Would you quote the material below from its first line through the line containing "const fieldAxis = [[0.538, 0.868], [0.729, 0.634]];", exactly and with both ends included?

--- Start ---

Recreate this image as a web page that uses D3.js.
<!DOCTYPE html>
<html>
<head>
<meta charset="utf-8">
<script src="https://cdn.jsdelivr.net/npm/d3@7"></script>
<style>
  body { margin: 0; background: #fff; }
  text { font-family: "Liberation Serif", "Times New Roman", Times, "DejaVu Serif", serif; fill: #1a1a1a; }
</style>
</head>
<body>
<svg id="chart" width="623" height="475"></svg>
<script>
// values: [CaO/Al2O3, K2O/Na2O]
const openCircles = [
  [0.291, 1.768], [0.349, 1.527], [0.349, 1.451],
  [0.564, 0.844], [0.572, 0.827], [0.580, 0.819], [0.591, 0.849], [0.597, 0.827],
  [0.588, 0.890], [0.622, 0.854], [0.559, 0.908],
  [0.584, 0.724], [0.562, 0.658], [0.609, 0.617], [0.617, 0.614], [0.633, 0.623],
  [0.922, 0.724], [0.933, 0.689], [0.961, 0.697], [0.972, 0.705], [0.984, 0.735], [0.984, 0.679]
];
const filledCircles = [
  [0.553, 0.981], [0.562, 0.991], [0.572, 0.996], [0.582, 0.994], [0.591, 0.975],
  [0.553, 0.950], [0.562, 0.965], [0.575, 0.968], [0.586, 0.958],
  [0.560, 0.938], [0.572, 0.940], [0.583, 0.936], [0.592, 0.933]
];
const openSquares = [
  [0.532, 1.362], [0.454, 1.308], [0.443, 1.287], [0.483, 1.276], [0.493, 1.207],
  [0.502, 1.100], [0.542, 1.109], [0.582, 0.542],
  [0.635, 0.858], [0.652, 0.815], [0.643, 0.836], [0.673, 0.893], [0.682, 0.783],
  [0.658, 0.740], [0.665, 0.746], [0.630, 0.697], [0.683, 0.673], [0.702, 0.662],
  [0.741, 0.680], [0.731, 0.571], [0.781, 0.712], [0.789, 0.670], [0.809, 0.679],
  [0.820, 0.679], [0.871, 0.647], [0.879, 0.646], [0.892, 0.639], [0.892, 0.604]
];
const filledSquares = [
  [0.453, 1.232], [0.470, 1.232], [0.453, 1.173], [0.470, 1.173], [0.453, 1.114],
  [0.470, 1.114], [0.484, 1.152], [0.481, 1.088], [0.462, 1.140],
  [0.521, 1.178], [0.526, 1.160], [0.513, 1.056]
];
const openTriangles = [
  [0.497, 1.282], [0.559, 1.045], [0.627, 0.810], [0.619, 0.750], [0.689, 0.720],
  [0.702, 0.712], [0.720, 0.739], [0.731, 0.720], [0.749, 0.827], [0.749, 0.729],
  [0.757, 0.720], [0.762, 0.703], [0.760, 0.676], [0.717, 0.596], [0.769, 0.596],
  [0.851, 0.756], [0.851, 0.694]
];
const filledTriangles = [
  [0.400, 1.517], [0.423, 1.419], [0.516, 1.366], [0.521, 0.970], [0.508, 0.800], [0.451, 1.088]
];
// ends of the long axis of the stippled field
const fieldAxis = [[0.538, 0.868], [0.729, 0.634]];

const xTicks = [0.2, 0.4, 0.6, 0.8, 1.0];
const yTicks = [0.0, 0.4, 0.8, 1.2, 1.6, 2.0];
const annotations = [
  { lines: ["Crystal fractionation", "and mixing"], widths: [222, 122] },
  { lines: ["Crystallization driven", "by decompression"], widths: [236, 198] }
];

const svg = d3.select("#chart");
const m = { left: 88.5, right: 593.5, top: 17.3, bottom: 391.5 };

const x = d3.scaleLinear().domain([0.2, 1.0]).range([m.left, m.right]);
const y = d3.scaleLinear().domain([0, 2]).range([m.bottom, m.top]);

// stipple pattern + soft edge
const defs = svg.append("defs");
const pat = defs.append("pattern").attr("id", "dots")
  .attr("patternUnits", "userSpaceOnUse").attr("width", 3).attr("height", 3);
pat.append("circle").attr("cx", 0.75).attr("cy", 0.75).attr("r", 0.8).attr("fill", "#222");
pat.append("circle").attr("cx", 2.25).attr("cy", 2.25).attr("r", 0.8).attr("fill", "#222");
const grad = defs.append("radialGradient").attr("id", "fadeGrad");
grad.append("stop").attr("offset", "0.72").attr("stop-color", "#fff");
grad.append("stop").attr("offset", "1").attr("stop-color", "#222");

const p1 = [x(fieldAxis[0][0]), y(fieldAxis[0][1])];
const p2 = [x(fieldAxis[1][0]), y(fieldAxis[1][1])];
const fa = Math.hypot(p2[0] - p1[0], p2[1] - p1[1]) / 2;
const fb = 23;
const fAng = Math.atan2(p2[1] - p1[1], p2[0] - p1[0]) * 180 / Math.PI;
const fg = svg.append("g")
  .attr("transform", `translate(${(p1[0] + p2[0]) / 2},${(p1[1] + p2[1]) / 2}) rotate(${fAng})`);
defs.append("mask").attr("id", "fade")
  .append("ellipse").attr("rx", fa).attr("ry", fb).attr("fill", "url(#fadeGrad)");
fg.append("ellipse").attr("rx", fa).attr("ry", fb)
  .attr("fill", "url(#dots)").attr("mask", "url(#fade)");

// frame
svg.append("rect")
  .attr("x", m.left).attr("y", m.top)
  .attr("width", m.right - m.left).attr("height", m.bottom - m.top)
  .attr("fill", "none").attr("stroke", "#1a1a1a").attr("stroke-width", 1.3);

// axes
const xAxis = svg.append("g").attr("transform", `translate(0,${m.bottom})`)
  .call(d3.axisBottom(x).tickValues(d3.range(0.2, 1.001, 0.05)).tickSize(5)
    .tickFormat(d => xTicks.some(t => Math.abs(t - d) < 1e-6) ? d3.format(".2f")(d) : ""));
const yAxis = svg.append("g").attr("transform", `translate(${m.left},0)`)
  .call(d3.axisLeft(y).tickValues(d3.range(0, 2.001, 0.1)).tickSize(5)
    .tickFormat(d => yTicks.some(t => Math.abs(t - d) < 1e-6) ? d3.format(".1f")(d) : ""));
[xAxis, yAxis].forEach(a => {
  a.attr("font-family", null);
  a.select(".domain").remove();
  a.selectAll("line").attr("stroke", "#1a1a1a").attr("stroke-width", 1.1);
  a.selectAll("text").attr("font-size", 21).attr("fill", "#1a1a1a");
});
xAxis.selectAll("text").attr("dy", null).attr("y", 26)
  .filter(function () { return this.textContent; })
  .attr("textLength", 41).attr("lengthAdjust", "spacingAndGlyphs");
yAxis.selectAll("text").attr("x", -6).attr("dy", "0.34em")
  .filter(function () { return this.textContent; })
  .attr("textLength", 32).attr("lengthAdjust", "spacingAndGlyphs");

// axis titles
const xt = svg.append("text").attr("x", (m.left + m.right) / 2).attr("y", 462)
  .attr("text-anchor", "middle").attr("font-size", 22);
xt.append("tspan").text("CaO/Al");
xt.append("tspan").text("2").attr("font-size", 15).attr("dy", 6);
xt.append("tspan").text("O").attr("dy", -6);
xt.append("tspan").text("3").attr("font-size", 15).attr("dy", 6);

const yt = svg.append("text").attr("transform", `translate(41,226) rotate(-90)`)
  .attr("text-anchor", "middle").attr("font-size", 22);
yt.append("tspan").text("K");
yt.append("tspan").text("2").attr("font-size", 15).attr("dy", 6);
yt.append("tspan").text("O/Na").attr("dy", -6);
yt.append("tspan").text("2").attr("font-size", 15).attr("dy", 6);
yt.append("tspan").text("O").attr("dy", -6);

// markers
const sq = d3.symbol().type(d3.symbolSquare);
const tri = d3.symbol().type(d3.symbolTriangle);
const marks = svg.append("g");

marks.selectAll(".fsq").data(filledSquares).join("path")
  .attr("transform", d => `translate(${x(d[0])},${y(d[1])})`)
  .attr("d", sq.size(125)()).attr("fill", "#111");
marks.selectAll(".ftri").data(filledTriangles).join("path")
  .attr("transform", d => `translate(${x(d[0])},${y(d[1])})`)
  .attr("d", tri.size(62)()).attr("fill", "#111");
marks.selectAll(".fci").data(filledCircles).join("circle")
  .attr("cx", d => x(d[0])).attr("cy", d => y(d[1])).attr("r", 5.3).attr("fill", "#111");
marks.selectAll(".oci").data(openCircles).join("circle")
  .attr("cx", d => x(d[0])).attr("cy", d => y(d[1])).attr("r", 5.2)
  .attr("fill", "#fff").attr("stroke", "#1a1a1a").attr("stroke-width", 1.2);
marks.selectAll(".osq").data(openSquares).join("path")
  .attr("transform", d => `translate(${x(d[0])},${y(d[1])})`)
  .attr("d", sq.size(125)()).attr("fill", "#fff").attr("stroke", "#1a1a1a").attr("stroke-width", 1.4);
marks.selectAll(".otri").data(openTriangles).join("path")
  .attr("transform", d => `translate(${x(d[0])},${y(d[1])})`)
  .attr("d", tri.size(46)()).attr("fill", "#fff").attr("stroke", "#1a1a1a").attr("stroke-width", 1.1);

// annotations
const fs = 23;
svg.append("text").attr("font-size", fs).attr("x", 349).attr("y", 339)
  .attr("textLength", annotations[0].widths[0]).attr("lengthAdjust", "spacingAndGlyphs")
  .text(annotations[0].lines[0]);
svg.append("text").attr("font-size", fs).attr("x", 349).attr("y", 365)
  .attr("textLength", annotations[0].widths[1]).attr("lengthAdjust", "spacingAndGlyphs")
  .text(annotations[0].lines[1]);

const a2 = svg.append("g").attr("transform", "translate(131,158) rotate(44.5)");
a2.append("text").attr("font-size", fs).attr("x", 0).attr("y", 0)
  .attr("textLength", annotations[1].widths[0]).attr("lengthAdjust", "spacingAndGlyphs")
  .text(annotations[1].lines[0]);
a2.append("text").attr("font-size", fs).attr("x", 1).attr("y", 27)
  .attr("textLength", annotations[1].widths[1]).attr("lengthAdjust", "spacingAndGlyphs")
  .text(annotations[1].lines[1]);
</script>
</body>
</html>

--- End ---

- _The completed task_
Recreate this image as a web page that uses D3.js.
<!DOCTYPE html>
<html>
<head>
<meta charset="utf-8">
<script src="https://cdn.jsdelivr.net/npm/d3@7"></script>
<style>
  body { margin: 0; background: #fff; }
  text { font-family: "Liberation Serif", "Times New Roman", Times, "DejaVu Serif", serif; fill: #1a1a1a; }
</style>
</head>
<body>
<svg id="chart" width="623" height="475"></svg>
<script>
// values: [CaO/Al2O3, K2O/Na2O]
const openCircles = [
  [0.291, 1.768], [0.349, 1.527], [0.349, 1.451],
  [0.564, 0.844], [0.572, 0.827], [0.580, 0.819], [0.591, 0.849], [0.597, 0.827],
  [0.588, 0.890], [0.622, 0.854], [0.559, 0.908],
  [0.584, 0.724], [0.562, 0.658], [0.609, 0.617], [0.617, 0.614], [0.633, 0.623],
  [0.922, 0.724], [0.933, 0.689], [0.961, 0.697], [0.972, 0.705], [0.984, 0.735], [0.984, 0.679]
];
const filledCircles = [
  [0.553, 0.981], [0.562, 0.991], [0.572, 0.996], [0.582, 0.994], [0.591, 0.975],
  [0.553, 0.950], [0.562, 0.965], [0.575, 0.968], [0.586, 0.958],
  [0.560, 0.938], [0.572, 0.940], [0.583, 0.936], [0.592, 0.933]
];
const openSquares = [
  [0.532, 1.362], [0.454, 1.308], [0.443, 1.287], [0.483, 1.276], [0.493, 1.207],
  [0.502, 1.100], [0.542, 1.109], [0.582, 0.542],
  [0.635, 0.858], [0.652, 0.815], [0.643, 0.836], [0.673, 0.893], [0.682, 0.783],
  [0.658, 0.740], [0.665, 0.746], [0.630, 0.697], [0.683, 0.673], [0.702, 0.662],
  [0.741, 0.680], [0.731, 0.571], [0.781, 0.712], [0.789, 0.670], [0.809, 0.679],
  [0.820, 0.679], [0.871, 0.647], [0.879, 0.646], [0.892, 0.639], [0.892, 0.604]
];
const filledSquares = [
  [0.453, 1.232], [0.470, 1.232], [0.453, 1.173], [0.470, 1.173], [0.453, 1.114],
  [0.470, 1.114], [0.484, 1.152], [0.481, 1.088], [0.462, 1.140],
  [0.521, 1.178], [0.526, 1.160], [0.513, 1.056]
];
const openTriangles = [
  [0.497, 1.282], [0.559, 1.045], [0.627, 0.810], [0.619, 0.750], [0.689, 0.720],
  [0.702, 0.712], [0.720, 0.739], [0.731, 0.720], [0.749, 0.827], [0.749, 0.729],
  [0.757, 0.720], [0.762, 0.703], [0.760, 0.676], [0.717, 0.596], [0.769, 0.596],
  [0.851, 0.756], [0.851, 0.694]
];
const filledTriangles = [
  [0.400, 1.517], [0.423, 1.419], [0.516, 1.366], [0.521, 0.970], [0.508, 0.800], [0.451, 1.088]
];
// ends of the long axis of the stippled field
const fieldAxis = [[0.538, 0.868], [0.729, 0.634]];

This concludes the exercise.